You might argue that placements made this way are payback for all that other work that didn’t result in a placement fee. But that’s not the point. And it’s definitely not the point to the company the agency made the placement with.
Thereafter, everything the recruitment agency does is geared around collecting certain types of candidates to increase their chances of getting lucky. Much of this activity is wasted and nearly all of it is advertised on job boards.
But it only takes a couple of placements like that every month for that business model to take root. Cue more companies getting cold-called and being asked for a chance to throw a candidate or two at some of their open jobs and more candidates responding to adverts that the agency is never actually going to do any meaningful work on.
Both are (and have been for years) being set-up for probable disappointment.
Which brings us to the flak recruitment agencies are getting today.
Wear it and own it.
So the old model isn’t working anymore because there are a lot less HR people desperate for candidates to appease their critical and time-poor Line Managers.
And there are a hell of a lot more candidates who’ve grown cynical about responding to job ads that they’re not even going to get a response to (let alone a shot at an interview) all because they know there’s a strong likelihood the agency has little sway with the hiring company.
So what are HR people, Inhouse Recruiters, Hiring Managers and SME owners more likely to need these days when they do need to use an agency?
My experiences as an agency Recruiter, search-business owner and contract Inhouse Recruiter is that these people need (and more importantly, want) commitment.
Let me say that again loudly. THEY WANT COMMITMENT.
If you’re an agency recruiter, most companies now want you to commit to filling a particular job, regardless of the salary level.

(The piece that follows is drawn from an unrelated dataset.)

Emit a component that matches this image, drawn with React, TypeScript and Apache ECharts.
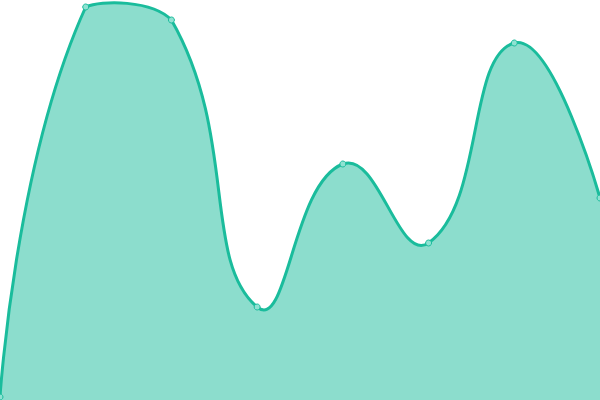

Just like companies who have an inhouse recruitment team expect those recruiters to commit to filling their jobs.
They would rather have one external recruiter that is totally committed to filling one of their open jobs than 10 of them all saying they’ll “have a look around and fire over some CVs” with one of them getting lucky.
But that commitment is a two-way street. The company also have to commit. When they do, many will gladly pay some of the fee upfront – but you have to sell the benefits of why it’s in their best interests for them to make that commitment.
When this happens, what you’ll have is a real client rather than an ad-hoc customer – and the latter pretty much defines what a typical buyer of recruitment agency services is.
These clients will want you to take problems away from them, not add more by sending speculative CVs and pissing-off their target candidate audiences. They want value for money and they want this value to be evidenced by you working hard for them.
They want you to share some of their pain because that’s how real relationships are formed – both in business and socially.
The work.
So instead of asking for jobs, saying that you “have the best candidates” (which 8 times out of 10 you don’t) and punting out a few CVs of candidates you’ve not met, why not try actually selling something for a change?
Don’t sell them the line that you’re not actually selling them anything (which is what contingency recruiting basically is) – sell them on the fact that you will not stop working until you fill their job.
Then sell them on the fact that you will work to a pre-agreed sourcing strategy.
Sell them on the fact that you’ll produce superior attraction materials to help prise out the best candidates from jobs they may no longer be enjoying.
Sell them on the fact that you’ll genuinely assess who the best candidates are, manage all of them professionally and offer the client a realistic guarantee period when they hire one of them.
If you sell a real recruitment service, many companies will want to pay you upfront. I know this because I’ve doing exactly this since 1999.
And that, in turn, will enable you to deliver much more and create a relationship where the client will never want to talk to a competitor agency – because you’ll now be enjoying a 100% success rate rather than the 20-30% success rate you currently have.
Then once you have just a handful of these real clients, your sales pipeline becomes more forecastable. Then management starts getting a bit happier too.
Now you’re a real recruiter who solves problems from start to finish rather than someone who trades candidates on the fringes of a hiring process you have zero control over.
Some of these jobs will be quite easy to fill too – the difference now being that you’ve actually spent real time working the pre-agreed recruitment plan and worked all of the sourcing channels so that now your client is no longer simply buying a candidate.
No, now they buying something much more valuable; they’re buying the confidence that they’re probably hiring the best candidate currently available.
The client will love the fact that you’ve actually worked on their vacancy rather than plucked a candidate from a database or made a handful of phone calls or worse, ran a job ad that only desperate candidates would ever respond to. And regardless of whether you do this or not, many companies see this as the extent of what many recruitment agencies do.
The relationship will be sealed when they don’t wince when they see your bill.
Which brings us back to the ‘pig’ thing…
Recruitment can be viewed as a plate of ham and eggs. The chicken is involved, but the pig is committed.
Most recruitment agencies need to stop being the chicken.